INFORMATION SHOWN:
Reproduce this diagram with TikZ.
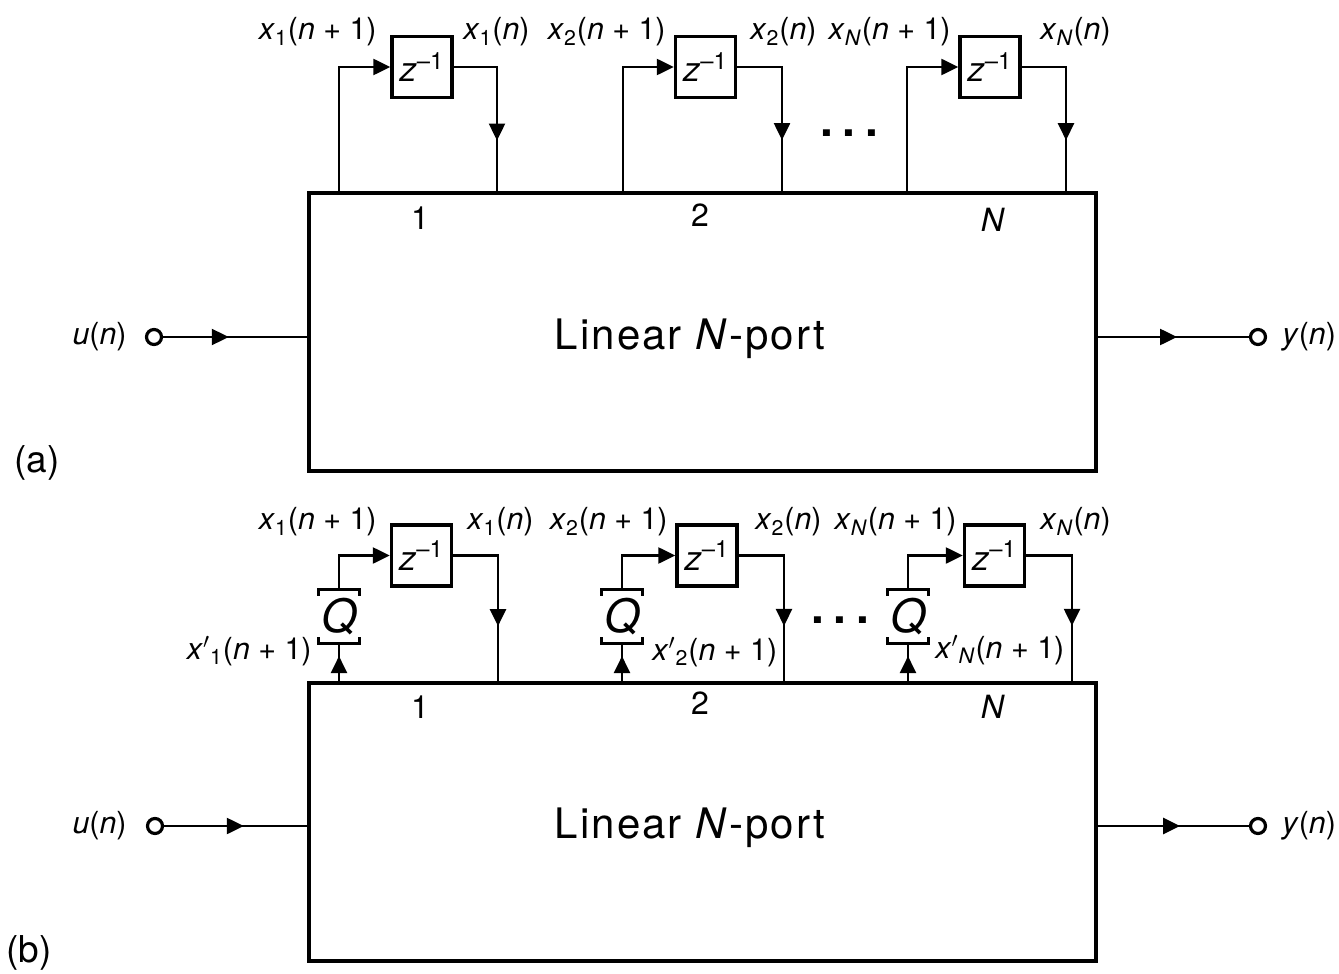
\documentclass[tikz,border=0pt]{standalone}
\usepackage{fontspec}
\setmainfont{TeX Gyre Heros}
\usetikzlibrary{arrows.meta,decorations.markings}

% signal names
\newcommand{\xk}[2]{\textit{x}\textsubscript{#1}(\textit{n}#2)}
\newcommand{\xq}[2]{\textit{x}$'$\textsubscript{#1}(\textit{n}#2)}
\newcommand{\zinv}{\textit{z}\textsuperscript{\textendash1}}
% brackets of a quantizer
\newcommand{\qbrk}[1]{\draw[brk] ([yshift=-3pt]#1.north west)--(#1.north west)--(#1.north east)--([yshift=-3pt]#1.north east)
  ([yshift=3pt]#1.south west)--(#1.south west)--(#1.south east)--([yshift=3pt]#1.south east);}

\begin{document}
\begin{tikzpicture}[x=0.5pt,y=-0.5pt,every node/.style={font=\fontsize{15.2}{17}\selectfont},
  lbl/.style={inner sep=0pt},
  conn/.style={line width=1.2pt},
  tip/.style={-{Triangle[length=8.5pt,width=8pt]}},
  marrow/.style={postaction={decorate},decoration={markings,mark=at position #1 with {\arrow{Triangle[length=8.5pt,width=8pt]}}}},
  delay/.style={draw,line width=1.7pt,minimum width=30pt,minimum height=30.5pt,inner sep=0pt,font=\fontsize{17}{18}\selectfont},
  nport/.style={draw,line width=1.8pt,minimum width=393.5pt,minimum height=139pt},
  ntext/.style={font=\fontsize{21}{24}\selectfont\addfontfeature{LetterSpace=5}},
  portno/.style={font=\fontsize{16}{18}\selectfont},
  qbox/.style={minimum width=20pt,minimum height=26.5pt,inner sep=0pt,font=\fontsize{23}{23}\selectfont\itshape},
  brk/.style={line width=1.6pt},
  term/.style={circle,draw,fill=white,line width=1.6pt,minimum size=7.5pt,inner sep=0pt},
  dots/.style={font=\fontsize{23}{23}\selectfont\bfseries},
  tag/.style={font=\fontsize{18.5}{20}\selectfont}]
\useasboundingbox (0,0) rectangle (1339,974);

% (a)
\node[nport](npa) at (702.5,332){};
\node[ntext](npat) at (690,339){Linear \textit{N}-port};
\node[delay](za1) at (422,67){\zinv};
\node[delay](za2) at (705.5,67){\zinv};
\node[delay](za3) at (990,67){\zinv};
\coordinate (a1i) at (339,193); \coordinate (a1o) at (497,193);
\coordinate (a2i) at (623,193); \coordinate (a2o) at (782,193);
\coordinate (a3i) at (907,193); \coordinate (a3o) at (1066,193);
\draw[conn,tip](a1i) |- (za1.west);
\draw[conn,tip](a2i) |- (za2.west);
\draw[conn,tip](a3i) |- (za3.west);
\draw[conn,marrow=0.69](za1.east) -| (a1o);
\draw[conn,marrow=0.69](za2.east) -| (a2o);
\draw[conn,marrow=0.69](za3.east) -| (a3o);
\node[lbl,anchor=east](la1) at (377,32){\xk{1}{ + 1}};
\node[lbl,anchor=west](lb1) at (463,32){\xk{1}{}};
\node[lbl,anchor=east](la2) at (666,32){\xk{2}{ + 1}};
\node[lbl,anchor=west](lb2) at (750,32){\xk{2}{}};
\node[lbl,anchor=east](la3) at (951,32){\xk{\textit{N}}{ + 1}};
\node[lbl,anchor=west](lb3) at (1040,32){\xk{\textit{N}}{}};
\node[dots](da) at (849,133){.\hspace{4.9pt}.\hspace{4.9pt}.};
\node[portno](pa1) at (420,218){1};
\node[portno](pa2) at (700,215){2};
\node[portno](pa3) at (993,220){\textit{N}};
\node[term](ua) at (154,337){};
\node[lbl,anchor=east](ula) at (127,337){\textit{u}(\textit{n})};
\coordinate (uia) at (309,337);
\draw[conn,marrow=0.45](ua) -- (uia);
\node[term](ya) at (1258,337){};
\node[lbl,anchor=west](yla) at (1282,337){\textit{y}(\textit{n})};
\coordinate (yoa) at (1096,337);
\draw[conn,marrow=0.53](yoa) -- (ya);
\node[tag](ta) at (37,463){(a)};

% (b)
\node[nport](npb) at (702.5,822){};
\node[ntext](npbt) at (690,828){Linear \textit{N}-port};
\node[delay](zb1) at (421.5,555.5){\zinv};
\node[delay](zb2) at (707,555.5){\zinv};
\node[delay](zb3) at (994.5,555.5){\zinv};
\node[qbox](q1) at (339,616.5){Q}; \qbrk{q1}
\node[qbox](q2) at (622,616.5){Q}; \qbrk{q2}
\node[qbox](q3) at (908,616.5){Q}; \qbrk{q3}
\coordinate (b1i) at (339,683); \coordinate (b1o) at (498,683);
\coordinate (b2i) at (622,683); \coordinate (b2o) at (784,683);
\coordinate (b3i) at (908,683); \coordinate (b3o) at (1072,683);
\draw[conn,marrow=0.68](b1i) -- (q1.south);
\draw[conn,marrow=0.68](b2i) -- (q2.south);
\draw[conn,marrow=0.68](b3i) -- (q3.south);
\draw[conn,tip](q1.north) |- (zb1.west);
\draw[conn,tip](q2.north) |- (zb2.west);
\draw[conn,tip](q3.north) |- (zb3.west);
\draw[conn,marrow=0.67](zb1.east) -| (b1o);
\draw[conn,marrow=0.67](zb2.east) -| (b2o);
\draw[conn,marrow=0.67](zb3.east) -| (b3o);
\node[lbl,anchor=east](lc1) at (377,522){\xk{1}{ + 1}};
\node[lbl,anchor=west](ld1) at (467,522){\xk{1}{}};
\node[lbl,anchor=east](lc2) at (668,522){\xk{2}{ + 1}};
\node[lbl,anchor=west](ld2) at (755,522){\xk{2}{}};
\node[lbl,anchor=east](lc3) at (957,522){\xk{\textit{N}}{ + 1}};
\node[lbl,anchor=west](ld3) at (1040,522){\xk{\textit{N}}{}};
\node[lbl,anchor=east](le1) at (312,651){\xq{1}{ + 1}};
\node[lbl,anchor=west](le2) at (652,652){\xq{2}{ + 1}};
\node[lbl,anchor=west](le3) at (935,650){\xq{\textit{N}}{ + 1}};
\node[dots](db) at (840,620){.\hspace{4.9pt}.\hspace{4.9pt}.};
\node[portno](pb1) at (420,707){1};
\node[portno](pb2) at (700,703){2};
\node[portno](pb3) at (993,707){\textit{N}};
\node[term](ub) at (155,826){};
\node[lbl,anchor=east](ulb) at (127,826){\textit{u}(\textit{n})};
\coordinate (uib) at (309,826);
\draw[conn,marrow=0.55](ub) -- (uib);
\node[term](yb) at (1258,826){};
\node[lbl,anchor=west](ylb) at (1282,826){\textit{y}(\textit{n})};
\coordinate (yob) at (1096,826);
\draw[conn,marrow=0.55](yob) -- (yb);
\node[tag](tb) at (29,953){(b)};
\end{tikzpicture}
\end{document}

AIM: Could the lines from the top of the material through the line with "([yshift=3pt]#1.south west)--(#1.south west)--(#1.south" be repeated exactly, pictures left out?

THE ANSWER:
Reproduce this diagram with TikZ.
\documentclass[tikz,border=0pt]{standalone}
\usepackage{fontspec}
\setmainfont{TeX Gyre Heros}
\usetikzlibrary{arrows.meta,decorations.markings}

% signal names
\newcommand{\xk}[2]{\textit{x}\textsubscript{#1}(\textit{n}#2)}
\newcommand{\xq}[2]{\textit{x}$'$\textsubscript{#1}(\textit{n}#2)}
\newcommand{\zinv}{\textit{z}\textsuperscript{\textendash1}}
% brackets of a quantizer
\newcommand{\qbrk}[1]{\draw[brk] ([yshift=-3pt]#1.north west)--(#1.north west)--(#1.north east)--([yshift=-3pt]#1.north east)
  ([yshift=3pt]#1.south west)--(#1.south west)--(#1.south east)--([yshift=3pt]#1.south east);}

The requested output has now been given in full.